When it became clear that such ‘regulatory easements’ would not be granted, KKR pulled out, citing “creeping political interference”. Yet here we are, a year on, with Ofwat considering yet another turnaround plan that would allow Thames to pay no fines or penalties for any licence breaches, leaks, or sewage discharges for the next five years at least. The government is being played! Thames is due to run out of money in October 2026, and Ofwat must put any new deal out for a three-month consultation. Thames senior creditors are effectively holding a gun to Ofwat’s head and warning, “we won’t put equity into the business unless you exempt us from paying fines”.
So, we have a company that no investor wants to put money into unless it is allowed to fail to comply with its statutory duties. Yet this is the company we are told would be too costly to take back under public control. The government would like to insist that the value of Thames should be based on its Regulatory Capital Value. Under this methodology, Thames could have an RCV of £21bn.
This claim is simply wrong in law. Lithgow v UK is the case on compensation for nationalisation in the ECHR. It clearly states that “legitimate objectives of ‘public interest’… may call for less than reimbursement of full market value”. In English law, the government would be obliged to calculate not the RCV but the “fair” value of the company. This allows it to balance the cost of the necessary repairs to infrastructure against any notional market value. Those repairs are estimated at £23bn – more than the most inflated notion of the company’s RCV. Fair value also allows the government to take account of the excessive profits already received by the shareholders against their initial investment. As Moody’s has stated, “the level of compensation would fall within the wide discretion of Parliament”.
Why would anyone take on a company with a debt of £17bn that requires a further £23bn of infrastructure repairs, simply to earn a regulated stream of cashflow, capped by the regulator? Thames cannot sell its assets without Ofwat’s consent, so all the value of the enterprise is based on predicted cash flow over cost (mainly: how much can the company make from bills vs repairs).
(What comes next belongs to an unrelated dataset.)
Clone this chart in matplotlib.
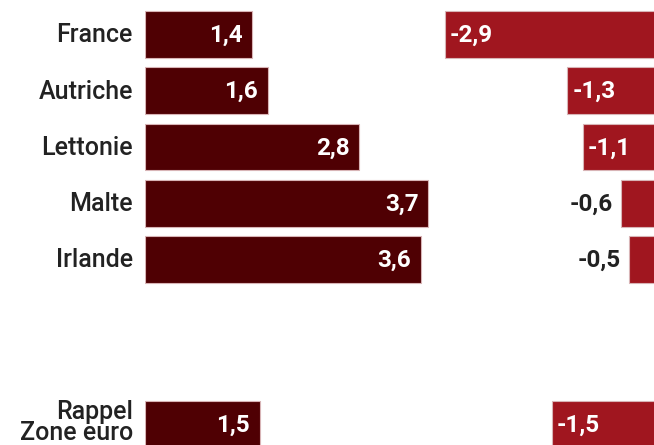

In the latest deal, senior creditors say they will take a haircut of 30 per cent – but only if they are allowed to go on polluting without any penalties being applied. The fact is that when no buyer is willing to step in without concessions, the company’s value is nil.
The normal market solution for companies that cannot pay their debts and can no longer perform their statutory obligations is to go into liquidation. In such circumstances, the government could legislate to take Thames back into public control to ensure that essential water services are maintained without any obligation to pay the company’s creditors.
The government has stated in a written parliamentary question that it “has no intention to nationalise and therefore has not assessed the ongoing costs of continuing with the current privatised model versus public ownership of the water industry”. Surely this is precisely the calculation that any responsible government should make in order to secure best value for the public.